En el toreo hay dos máximas que lo perpetúan: la impredecibilidad y la emoción. Con Curro Romero se cumplían las dos premisas. Sin duda era un artista sublime, extraordinario, excepcional, único, irrepetible, eterno… Su “religión” trascendía los ruedos para convertirse en un modo de entender la vida.
Soy currista por la gracia de Dios y para gozo mío. Eso te viene dado. No se escoge. Ni se puede aprender a serlo ni se puede dejar de serlo. De igual modo que el duende eligió a Curro para instalarse en él, el duende me sedujo a mí para convertirme en su adepto firme y perenne. No creo que haya un motivo consistente e irrefutable. Es cuestión de sentimiento. Algo etéreo, subjetivo, interior; pero sólido e inquebrantable.
Echo la vista atrás y no recuerdo cuándo quedé atrapado por la magia de Curro Romero. Quizá viendo una corrida televisada siendo yo pequeño. Aquel hombretón vestido de gladiador invencible pero frágil como cristal de bohemia captó mi atención. Lo suyo no era una lidia al uso, segura y maciza. Aquello eran pinceladas sorprendentes, pellizcos asombrosos que aceleraban mi corazón de forma descontrolada. Y comprobar la catarsis que su toreo provocaba en la plaza, ver entrar en éxtasis a 12.000 espectadores al unísono, era algo impresionante para un niño como yo. No lo entendía, pero me abducía.
Debió ser entonces cuando me bauticé en la religión currista. Pregunté sobre aquel dios de Camas, pero nadie me dio una explicación convincente de su magnitud. Me llevaron a verle torear en Valencia, y la atracción se acrecentó. Me impactaban sus formas, sus detalles, el crujido que conseguía suscitar en el graderío un solo pase suyo. También la furia desmesurada con la que los aficionados le atacaban si la tarde no había sido buena. Leí y leí. Y entendí que aquellos enfados se producían por lo que el público sabía que dejaba de ver, no por el resultado de su actuación. Supe que el currismo trascendía el ruedo, que era una forma de entender la vida, con más serenidad, con más elegancia, con más gusto, con más arte, más “despasito”.
En 1997 se hizo realidad uno de mis primeros sueños taurinos, ver al Faraón de Camas en La Maestranza de Sevilla un Domingo de Resurrección. Aquello fue para mí como entrar en El Vaticano para encontrarme con el Papa. Acceder al coso del Baratillo en fecha tan emblemática era pisar tierra santa. Ver el paseíllo resultó tremendamente excitante. El fervor de la gente, el runrún, el posterior silencio sepulcral, la explosión que causó en los tendidos su primera verónica encajado de riñones, meciendo su diminuto capotillo con superlativa suavidad, con la pierna adelantada, ganando terreno… Lo rememoro y todavía hoy se me eriza la piel. No hubo éxito estadístico, pero en mi mente permanecen imborrables pasajes de una actuación que acabó por determinar mi pertenencia a la creencia currista.

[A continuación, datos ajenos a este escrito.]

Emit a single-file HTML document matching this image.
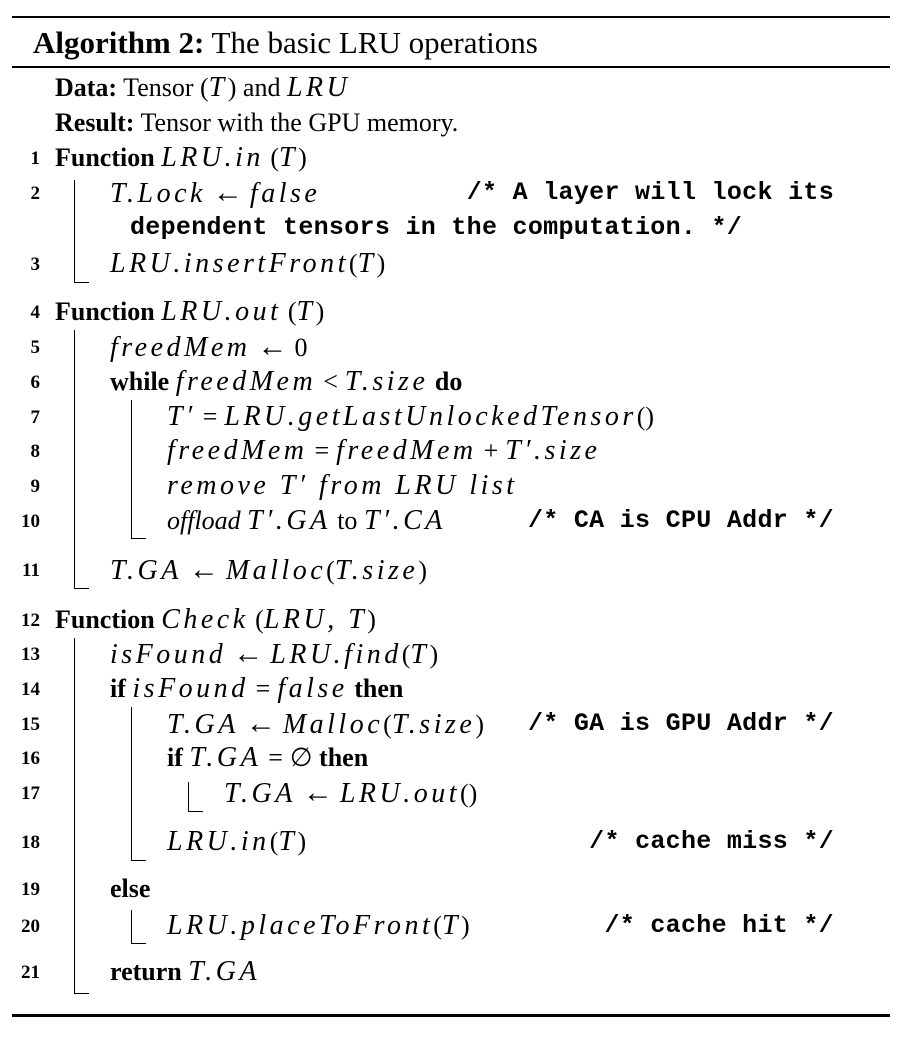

El toreo es inmediato, efímero y a la vista de todos. Nada que ver con otras artes. Un pintor, un escultor o un compositor pueden ponerse a producir y romper su obra si el resultado no es el apetecido. Al final conocemos la producción de Goya, de Benlliure o de Beethoven que ellos quisieron mostrar, pero a buen seguro se deshicieron de los trabajos que no satisfacían sus expectativas. El torero no puede hacer eso. Su creación está a la vista de todos en vivo y en directo, ha de estar inspirado el día “D” a la hora “H” en el lugar “L”; y que el fruto sea siempre el pretendido es algo indiscutiblemente imposible.
Aún así, hay matadores capaces de tener una regularidad en el éxito abrumadora, y eso tiene un enorme mérito. Pero, ¿quién es más virtuoso, el sistemático o el excepcional? Todo cabe y todo vale, afortunadamente. En el toreo hay dos máximas que lo perpetúan: la impredecibilidad y la emoción, y con Curro se cumplían las dos premisas. Si hubiese podido hacer como los pintores, escultores o músicos y mostrar sólo sus faenas más sobresalientes, nadie dudaría de estar ante un artista sublime, extraordinario, irrepetible, eterno. Yo, con sus luces y sus sombras, creo fielmente que lo es, quizá porque primo la calidad sobre la cantidad.
En cierta ocasión Rafael ‘el Gallo’ le dijo a Belmonte: “Juan, me dicen que ese chaval de Camas tiene cosas tuyas y mías”. El Pasmo le contestó sin inmutarse: “Qué va. No tiene nada tuyo ni mío. Todo lo que trae es suyo”. Curro Romero, sencillamente único. Hace unos días cumplió 90 años y su esencia continúa impregnando mi vida; porque soy currista, gracias a Dios y para goce mío.